Procedural Posture: Patent holder sought a contempt order finding competitor, Bridgeport Fittings, Inc., in violation of a 2004 injunction settlement. The district court had found competitor in contempt of the injunction but had not yet determined any sanctions. Bridgeport appealed. CAFC dismissed for lack of appellate jurisdiction.

  • Appellate Jurisdiction: Under 28 U.S.C. § 1295(a)(1), CAFC has exclusive jurisdiction of an appeal from a “final decision” of a district court relating to patents. The court held there was not yet a final decision as no sanctions had been determined. The court also analyzed possible jurisdiction under 28 U.S.C. § 1292(c)(2) where the decision is “final except for an accounting” in patent infringement liability determination. CAFC held that this exception to the final judgment rule is to be interpreted narrowly, and extending it to contempt orders would impermissibly broaden the statute, which was intended for patent claims.

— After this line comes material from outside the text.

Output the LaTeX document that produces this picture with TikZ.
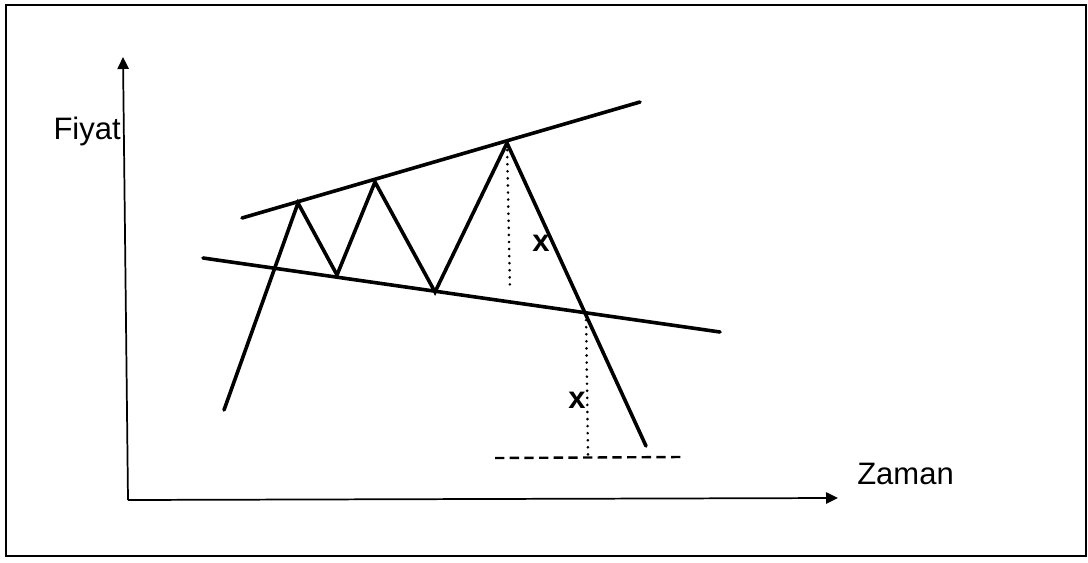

  • Interlocutory Appeal: 28 U.S.C. §§ 1292(a)(1) and (c)(1) provide for jurisdiction over interlocutory orders granting, continuing, modifying, refusing or dissolving injunctions, or refusing to dissolve or modify injunctions. Using a clarification-or-modification analysis, CAFC concluded that the legal relationship between the two parties was not altered. First-time claim constructions provided in the course of contempt proceedings are clarifications, not modifications. Thus, CAFC concluded, the contempt order at bar did not fit within the statute for interlocutory appeals.